Segundo o prefeito de Assú, Gustavo Soares, o assunto diz respeito a uma cidade em pleno desenvolvimento, fala de vidas, de pessoas, de propriedades e famílias que estão sendo usurpadas do seu direito legítimo à propriedade.
“Nós temos dois grandes eixos para combater o problema: um é Jurídico, através do qual temos que sensibilizar pessoas que não saem dos seus gabinetes. Para isso, nós precisamos juntar elementos que nos respaldam, a fim de combater a medida legalmente. Na segunda vertente, nós podemos usar o ambiente legislativo ou governamental, sensibilizando-os e mostrando como é para cada assuense ver a sua propriedade ser usurpada”, detalhou.
O atual gestor municipal disse, em seguida, que já teve uma conversa com a governadora Fátima sobre o assunto, pouco antes das últimas eleições.
“Ela se sensibilizou e, ao mesmo tempo, falou que não é interesse do Estado permanecer com esse projeto. Mas nós sabemos que existe a questão legal. Por isso, precisamos ir aos órgãos jurídicos e mostrar os elementos necessários para comprovar a nossa produtividade. Então, enquanto prefeito e assuense, saibam que vocês podem contar comigo na luta contra esse projeto, até porque existem áreas suficientes para que ele continue de uma forma muito mais barata para o Estado, deixando nossa região em paz”, finalizou.

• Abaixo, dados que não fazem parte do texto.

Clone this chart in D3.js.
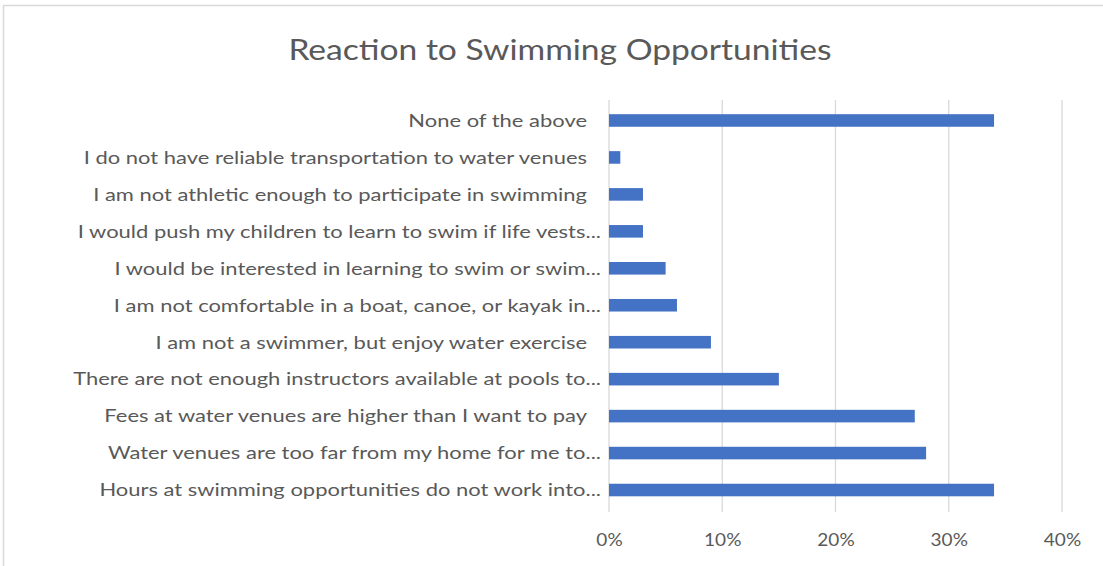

Ao final do debate, a deputada Terezinha Maia elencou os seguintes encaminhamentos: agendar reunião com a governadora, Procuradoria Geral do Estado, Justiça e Ministério Público, a fim de apresentar soluções para rever áreas de reservas ambientais, bem como rever o decreto de delimitação da área de Linda Flor; agendar reunião com a Promotoria, com o objetivo de mostrar a situação de Linda Flor, apresentando o relatório desta audiência; encaminhar ao IDEMA o resultado desta audiência, para que o órgão tome conhecimento do real problema e se sensibilize com o apelo popular; propor um TAC (Termo de Ajustamento de Conduta) para troca da demarcação da área de proteção ambiental; e formar um grupo para realizar estudo técnico, a fim de apresentar alternativas de implementação de reservas ambientais em outros locais, com terras improdutivas.